The first verse is the general dedication of the merit of our actions. “Complete Liberation” is the code-word for the end of suffering. “Supreme Enlightenment” is the name for that state wherein all of our potentials have been realized. The last line states the focus of our dedication: all beings. In the Buddhist tradition they are referred to as all “sentient beings” those that possess “minds”. This is the largest and most all embracing concept of “mind”. It is everything that “feels” or reacts to its environment, so perhaps they might use the word “alive”. This raises the question as to what is “alive”? Since I have had some very interesting conversations with rocks, machinery, and forces of Nature, I just drop the qualifiers and say “Beings”. In order to point to all of them, the verse invokes the two interpenetrating realms in which all beings dwell, Space and Time, thus covering all places in the past, present and future. It may read like legalese but it is thorough.

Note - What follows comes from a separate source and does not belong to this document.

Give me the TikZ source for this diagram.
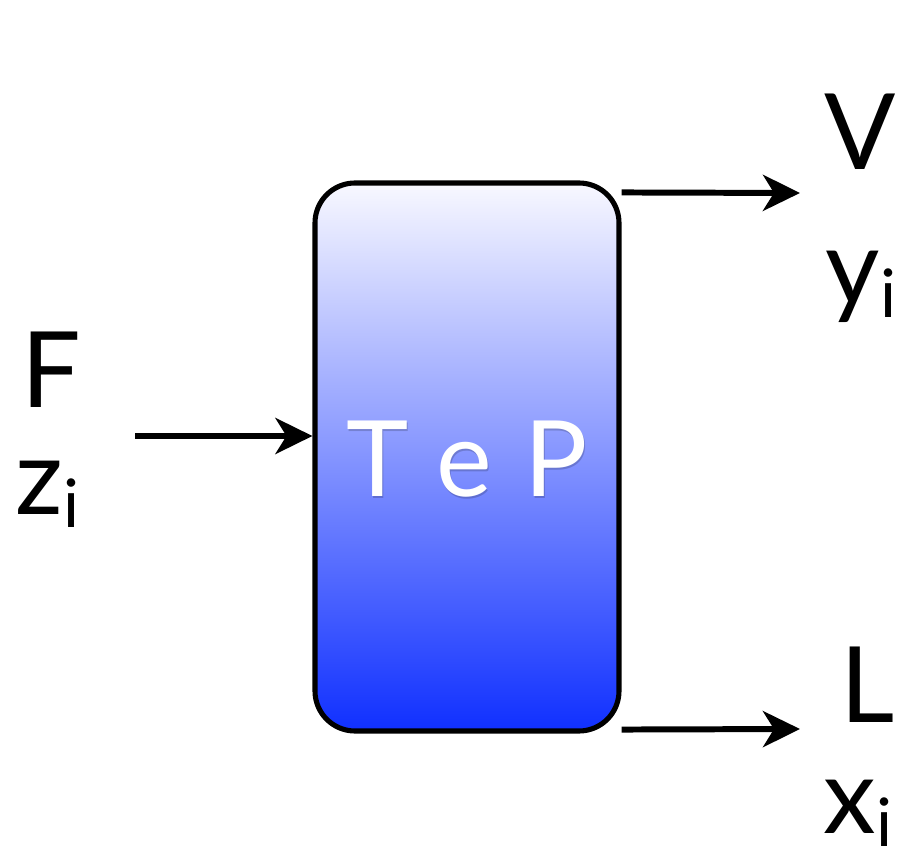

The second part is a verse of well-wishing for all practitioners, including one’s self. Here we specifically add our energy in support of all who are on the Path. With the last line we enter into the State of Presence, that state where we are in deep communion and contemplation with the world we are in as we sound “Ah” one last time. While it may take a while to achieve this realization the steady use of it at the end of all practices is very effective. This final “Ah” is in essence the same as the last “Ah” in the Refuge practice and the same wave of benefit can be visualized here.